### YOUR GOAL
Pull out all lines from the listing below in which the word "diagram" appears.

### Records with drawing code
######

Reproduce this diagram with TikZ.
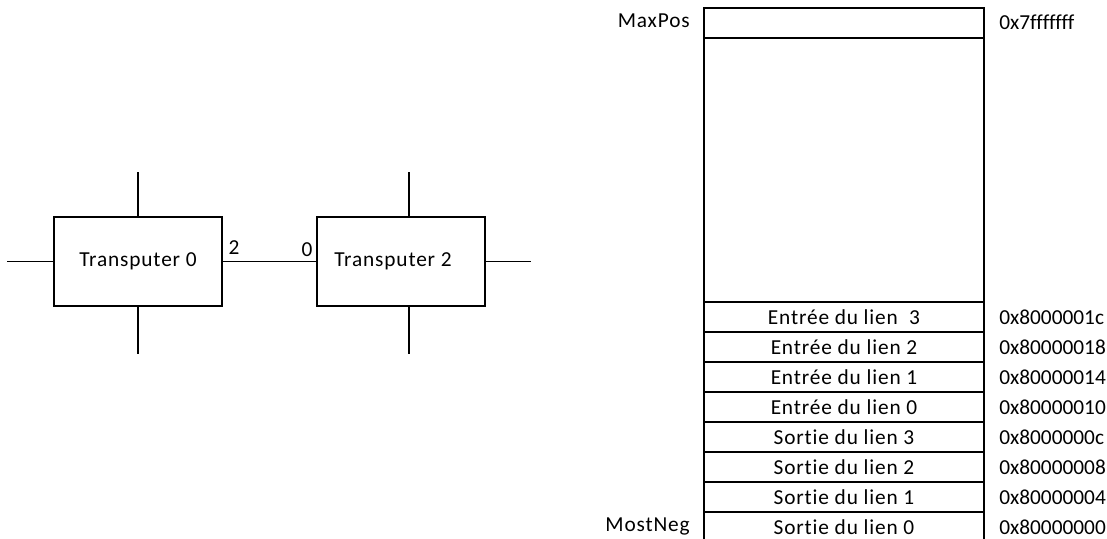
\documentclass[tikz,border=0pt]{standalone}
\usepackage{fontspec}
\setmainfont{Carlito}[Ligatures=NoCommon]
\newfontfamily\wide{Carlito}[Ligatures=NoCommon, LetterSpace=4]
\newcommand{\txtsize}{\fontsize{16}{19}\selectfont}
\usetikzlibrary{positioning}
\tikzset{
  tpbox/.style={rectangle, draw, line width=1pt, minimum width=126pt,
    minimum height=66.75pt, inner sep=0pt, outer sep=0pt, font=\wide\txtsize},
  cell/.style={rectangle, draw, line width=1pt, minimum width=210pt,
    minimum height=22.5pt, inner sep=0pt, outer sep=0pt, anchor=north,
    font=\wide\txtsize},
  addr/.style={anchor=west, inner sep=0pt},
  tag/.style={anchor=east, inner sep=0pt, font=\wide\txtsize},
  stub/.style={line width=1pt}
}

\begin{document}
\begin{tikzpicture}[x=0.75pt, y=-0.75pt, every node/.style={font=\txtsize}]
  \clip (0,0) rectangle (1107,539);

  % two transputers joined by link 2 -> 0
  \node[tpbox] (t0) at (138,261.5) {Transputer 0};
  \node[tpbox] (t2) at (401,261.5) {\hspace*{-12pt}Transputer 2};
  \draw[stub] (t0.east) -- (t2.west);
  \node (p2) at (234,248) {2};
  \node (p0) at (307,250) {0};

  % free links
  \draw[stub] (t0.north) -- ++(0,-45);
  \draw[stub] (t0.south) -- ++(0,48);
  \draw[stub] (t0.west) -- ++(-47,0);
  \draw[stub] ([xshift=6pt]t2.north) -- ++(0,-45);
  \draw[stub] ([xshift=6pt]t2.south) -- ++(0,48);
  \draw[stub] (t2.east) -- ++(46,0);

  % memory map
  \node[cell] (top) at (844,8) {};
  \node[cell, minimum height=198pt, below=0pt of top] (free) {};
  \node[tag] (maxpos) at (690,21) {MaxPos};
  \node[addr] (amax) at (999,22) {0x7fffffff};

  \foreach \lbl/\ad [count=\i] in {
      Entrée du lien\ \ 3/0x8000001c,
      Entrée du lien 2/0x80000018,
      Entrée du lien 1/0x80000014,
      Entrée du lien 0/0x80000010,
      Sortie du lien 3/0x8000000c,
      Sortie du lien 2/0x80000008,
      Sortie du lien 1/0x80000004,
      Sortie du lien 0/0x80000000} {
    \node[cell] (r\i) at (844,{302+30*(\i-1)}) {\lbl};
    \node[addr] (a\i) at ([xshift=11.25pt]r\i.east) {\ad};
  }
  \node[tag] (mostneg) at (690,526) {MostNeg};
\end{tikzpicture}
\end{document}
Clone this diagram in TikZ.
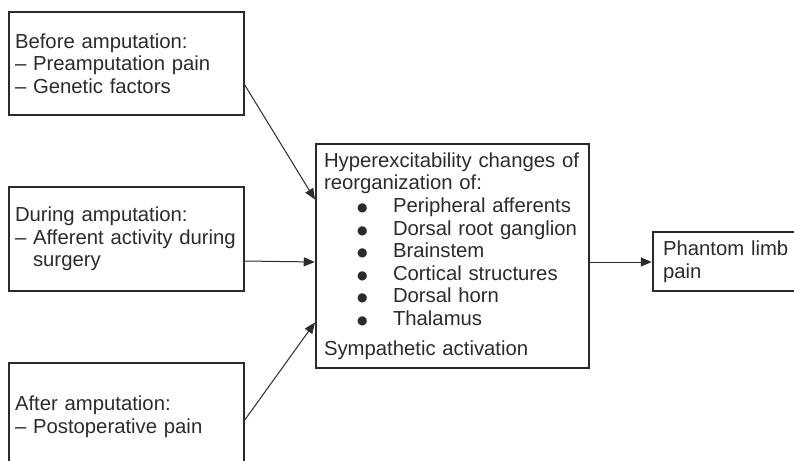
\documentclass[tikz,border=0pt]{standalone}
\usepackage{fontspec}
\setmainfont{Liberation Sans}
\newfontfamily\symfont{DejaVu Sans}
\usetikzlibrary{arrows.meta}
\definecolor{ink}{HTML}{2B2B2B}
\begin{document}
\begin{tikzpicture}[x=1pt,y=-1pt,
  box/.style={draw=ink, line width=1.5pt, text=ink, rectangle, align=left,
    inner xsep=0pt, inner ysep=0pt, font=\fontsize{20.3}{22.6}\selectfont},
  link/.style={draw=ink, line width=1pt, -{Triangle[length=11pt,width=9pt]}, shorten >=0.5pt}]
\useasboundingbox (0,0) rectangle (794,460);
% bullet list entry: indented dot, then the item text
\newcommand{\bul}[1]{\hspace*{33pt}\makebox[36pt][l]{\raisebox{1pt}{\symfont\fontsize{12}{12}\selectfont ●}}#1}

\node[box, minimum width=235pt, minimum height=103pt, text width=223pt] (b1) at (126.5,63.5)
  {Before amputation:\\– Preamputation pain\\– Genetic factors};
\node[box, minimum width=235pt, minimum height=104pt, text width=223pt] (b2) at (126.5,239)
  {During amputation:\\– Afferent activity during\\\phantom{– }surgery};
\node[box, minimum width=235pt, minimum height=107pt, text width=223pt] (b3) at (126.5,416.5)
  {After amputation:\\– Postoperative pain};
\node[box, minimum width=273pt, minimum height=224pt, text width=257pt] (c) at (452.5,256)
  {Hyperexcitability changes of\\reorganization of:\\
   \bul{Peripheral afferents}\\\bul{Dorsal root ganglion}\\\bul{Brainstem}\\
   \bul{Cortical structures}\\\bul{Dorsal horn}\\\bul{Thalamus}\\[7pt]
   Sympathetic activation};
\node[box, minimum width=160pt, minimum height=59pt, text width=140pt] (p) at (733,261.5)
  {Phantom limb\\pain};

\draw[link] ([yshift=-21.5pt]b1.east) -- ([yshift=56pt]c.west);
\draw[link] ([yshift=-22pt]b2.east) -- ([yshift=-6pt]c.west);
\draw[link] ([yshift=-3.5pt]b3.east) -- ([yshift=-66pt]c.west);
\draw[link] ([yshift=-6pt]c.east) -- ([yshift=-6pt]c.east -| p.west);
\end{tikzpicture}
\end{document}
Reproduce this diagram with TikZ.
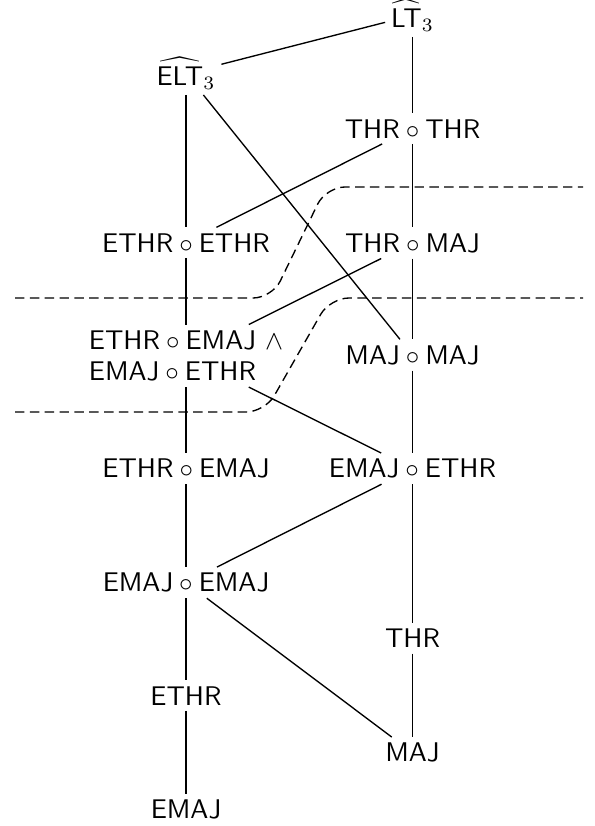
\documentclass[tikz,border=0pt]{standalone}
\newcommand{\compo}{${}\circ{}$}
\begin{document}
\begin{tikzpicture}[x=0.37037pt, y=-0.37037pt,
  every node/.style={font=\sffamily, inner sep=2pt},
  lbl/.style={anchor=base},
  conn/.style={line width=0.5pt},
  sepline/.style={line width=0.5pt, dash pattern=on 3.5pt off 2pt, rounded corners=7pt}]
\useasboundingbox (0,0) rectangle (595,826);
% nodes
\node[lbl] (lt)   at (412.5,27)  {$\widehat{\mathsf{LT}}_3$};
\node[lbl] (elt)  at (186,85)    {$\widehat{\mathsf{ELT}}_3$};
\node[lbl] (tt)   at (412.5,138) {THR\compo THR};
\node[lbl] (ee)   at (186,252)   {ETHR\compo ETHR};
\node[lbl] (tm)   at (412.5,252) {THR\compo MAJ};
\node[anchor=north, align=left, font=\sffamily\fontsize{10}{11.6}\selectfont] (two) at (186,324.5)
  {ETHR\compo EMAJ $\wedge$\\EMAJ\compo ETHR};
\node[lbl] (mm)   at (412.5,364) {MAJ\compo MAJ};
\node[lbl] (eem)  at (186,477.7) {ETHR\compo EMAJ};
\node[lbl] (emet) at (412.5,477.7) {EMAJ\compo ETHR};
\node[lbl] (emem) at (186,591.7) {EMAJ\compo EMAJ};
\node[lbl] (thr)  at (412.5,647.7) {THR};
\node[lbl] (ethr) at (186,705)   {ETHR};
\node[lbl] (maj)  at (412.5,761.7) {MAJ};
\node[lbl] (emaj) at (186,818.3) {EMAJ};
% connectors
\draw[conn] (lt) -- (elt);
\draw[conn] (lt) -- (tt);
\draw[conn] (elt) -- (ee);
\draw[conn] (elt) -- (mm);
\draw[conn] (tt) -- (ee);
\draw[conn] (tt) -- (tm);
\draw[conn] (ee) -- (two);
\draw[conn] (tm) -- (two);
\draw[conn] (tm) -- (mm);
\draw[conn] (two) -- (eem);
\draw[conn] (two) -- (emet);
\draw[conn] (mm) -- (emet);
\draw[conn] (eem) -- (emem);
\draw[conn] (emet) -- (emem);
\draw[conn] (emet) -- (thr);
\draw[conn] (thr) -- (maj);
\draw[conn] (emem) -- (maj);
\draw[conn] (emem) -- (ethr);
\draw[conn] (ethr) -- (emaj);
% separating dashed lines
\coordinate (a0) at (15,298);
\coordinate (a1) at (272,298);
\coordinate (a2) at (326,187);
\coordinate (a3) at (583,187);
\draw[sepline] (a0) -- (a1) -- (a2) -- (a3);
\coordinate (b0) at (15,412);
\coordinate (b1) at (265,412);
\coordinate (b2) at (330,298);
\coordinate (b3) at (583,298);
\draw[sepline] (b0) -- (b1) -- (b2) -- (b3);
\end{tikzpicture}
\end{document}
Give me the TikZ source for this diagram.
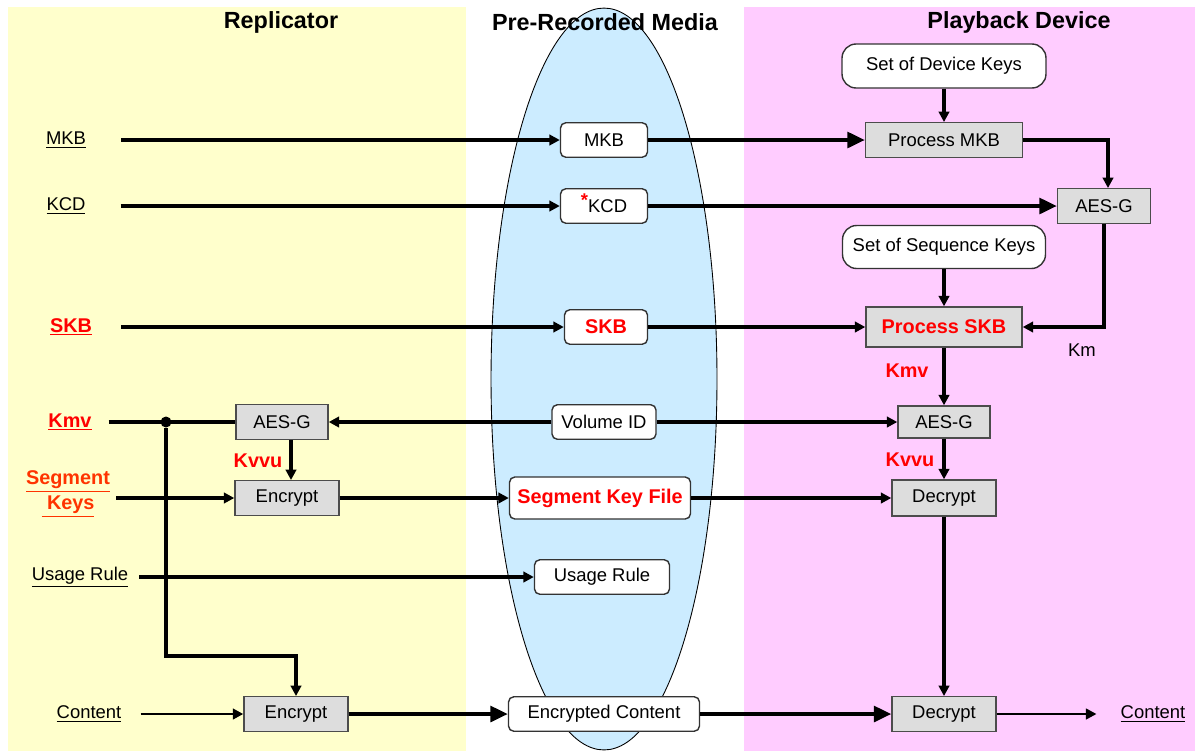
\documentclass[tikz,border=0pt]{standalone}
\usepackage{fontspec}
\setmainfont{Liberation Sans}
\usepackage{tikz}
\usetikzlibrary{arrows.meta, calc}

\definecolor{repyellow}{HTML}{FFFFCC}
\definecolor{playpink}{HTML}{FFCCFF}
\definecolor{mediablue}{HTML}{CCECFF}
\definecolor{procgray}{HTML}{DDDDDD}
\definecolor{keyred}{HTML}{FF0000}
\definecolor{segorange}{HTML}{FF3300}

\begin{document}
\begin{tikzpicture}[x=0.02cm, y=-0.02cm,
        font=\fontsize{10.5}{12}\selectfont,
        box/.style={draw=black!80, fill=white, rounded corners=3pt, line width=0.8pt, minimum height=0.69cm, inner sep=2pt},
        proc/.style={draw=black!70, fill=procgray, line width=0.8pt, minimum height=0.69cm, inner sep=2pt},
        keytext/.style={text=keyred, font=\fontsize{11.3}{13}\selectfont\bfseries},
        title/.style={font=\fontsize{13.3}{15}\selectfont\bfseries},
        flow/.style={line width=1.9pt, -{Triangle[length=6pt,width=6pt]}},
        bigflow/.style={line width=2.1pt, -{Triangle[length=10pt,width=9pt]}}]
        \useasboundingbox (0,0) rectangle (1195,751);

        \fill[repyellow] (8,7) rectangle (466,751);
        \fill[playpink] (744,7) rectangle (1195,751);
        \draw[fill=mediablue, line width=0.5pt] (604,379) ellipse [x radius=2.26cm, y radius=7.42cm];

        \node[title] (reptitle) at (281,22) {Replicator};
        \node[title] (medtitle) at (605,22) {Pre-Recorded Media};
        \node[title] (devtitle) at (1019,22) {Playback Device};

        % inputs
        \node (mkbin) at (66,140) {\underline{MKB}};
        \node (kcdin) at (66,206) {\underline{KCD}};
        \node[keytext] (skbin) at (71,327) {\underline{SKB}};
        \node[keytext] (kmvin) at (70,422) {\underline{Kmv}};
        \node[keytext, text=segorange, align=center, font=\fontsize{11.3}{14.5}\selectfont\bfseries] (segin) at (68,494) {\underline{Segment}\\\underline{\ Keys}};
        \node (usagein) at (80,577) {\underline{Usage Rule}};
        \node (contin) at (89,714) {\underline{Content}};

        % replicator
        \node[proc, minimum width=1.84cm] (aesl) at (282,422) {AES-G};
        \node[proc, minimum width=2.08cm] (enc1) at (287,498) {Encrypt};
        \node[proc, minimum width=2.08cm] (enc2) at (296,714) {Encrypt};
        \node[keytext] (kvvul) at (258,461) {Kvvu};
        \node[circle, fill=black, inner sep=0pt, minimum size=0.22cm] (split) at (166,422) {};

        % media
        \node[box, minimum width=1.74cm] (mkb) at (604,140) {MKB};
        \node[box, minimum width=1.74cm] (kcd) at (604,206) {{\color{keyred}\smash{\raisebox{0.6ex}{\bfseries *}}}KCD};
        \node[box, keytext, minimum width=1.66cm] (skb) at (606,327) {SKB};
        \node[box, minimum width=2.08cm] (volid) at (604,422) {Volume ID};
        \node[box, keytext, minimum width=3.62cm, minimum height=0.84cm] (skf) at (600,498) {Segment Key File};
        \node[box, minimum width=2.7cm] (usage) at (602,577) {Usage Rule};
        \node[box, minimum width=3.82cm] (enccont) at (604,714) {Encrypted Content};

        % playback
        \node[box, rounded corners=8pt, minimum width=4.08cm, minimum height=0.88cm] (devkeys) at (944,66) {Set of Device Keys};
        \node[proc, minimum width=3.14cm] (pmkb) at (944,140) {Process MKB};
        \node[proc, minimum width=1.86cm] (aesr1) at (1104,206) {AES-G};
        \node[box, rounded corners=8pt, minimum width=4.06cm, minimum height=0.86cm] (seqkeys) at (944,247) {Set of Sequence Keys};
        \node[proc, keytext, minimum width=3.12cm, minimum height=0.8cm] (pskb) at (944,327) {Process SKB};
        \node (km) at (1082,350) {Km};
        \node[keytext] (kmvr) at (907,371) {Kmv};
        \node[proc, minimum width=1.84cm, minimum height=0.64cm] (aesr2) at (944,422) {AES-G};
        \node[keytext] (kvvur) at (910,460) {Kvvu};
        \node[proc, minimum width=2.08cm, minimum height=0.72cm] (dec1) at (944,498) {Decrypt};
        \node[proc, minimum width=2.08cm] (dec2) at (944,714) {Decrypt};
        \node (contout) at (1153,714) {\underline{Content}};

        \draw[flow, shorten <=0.58cm] (mkbin) -- (mkb);
        \draw[flow, shorten <=0.58cm] (kcdin) -- (kcd);
        \draw[flow, shorten <=0.46cm] (skbin) -- (skb);
        \draw[line width=1.9pt, shorten <=0.22cm] (kmvin) -- (aesl);
        \draw[flow] (segin.east |- enc1) -- (enc1);
        \draw[flow, shorten <=0.1cm] (usagein) -- (usage);
        \draw[line width=1.5pt, -{Triangle[length=6pt,width=6pt]}, shorten <=0.26cm] (contin) -- (enc2);
        \draw[flow] ([xshift=0.18cm]aesl.south) -- ([xshift=0.18cm]aesl.south |- enc1.north);
        \draw[flow] (split) -- ++(0,234) -| (enc2);

        \draw[flow] (volid) -- (aesl);
        \draw[flow] (volid) -- (aesr2);
        \draw[flow] (enc1) -- (skf);
        \draw[bigflow] (enc2) -- (enccont);
        \draw[bigflow] (mkb) -- (pmkb);
        \draw[bigflow] (kcd) -- (aesr1);
        \draw[flow] (skb) -- (pskb);
        \draw[flow] (skf) -- (dec1);
        \draw[bigflow] (enccont) -- (dec2);

        \draw[flow] (devkeys) -- (pmkb);
        \draw[flow] (pmkb.east) -| ([xshift=0.08cm]aesr1.north);
        \draw[flow] (seqkeys) -- (pskb);
        \draw[flow] (aesr1) |- (pskb);
        \draw[flow] (pskb) -- (aesr2);
        \draw[flow] (aesr2) -- (dec1);
        \draw[flow] (dec1) -- (dec2);
        \draw[line width=1.4pt, -{Triangle[length=6pt,width=6pt]}, shorten >=0.36cm] (dec2) -- (contout);
\end{tikzpicture}
\end{document}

######

### CORRECT ANSWER
Reproduce this diagram with TikZ.
Clone this diagram in TikZ.
Reproduce this diagram with TikZ.
Give me the TikZ source for this diagram.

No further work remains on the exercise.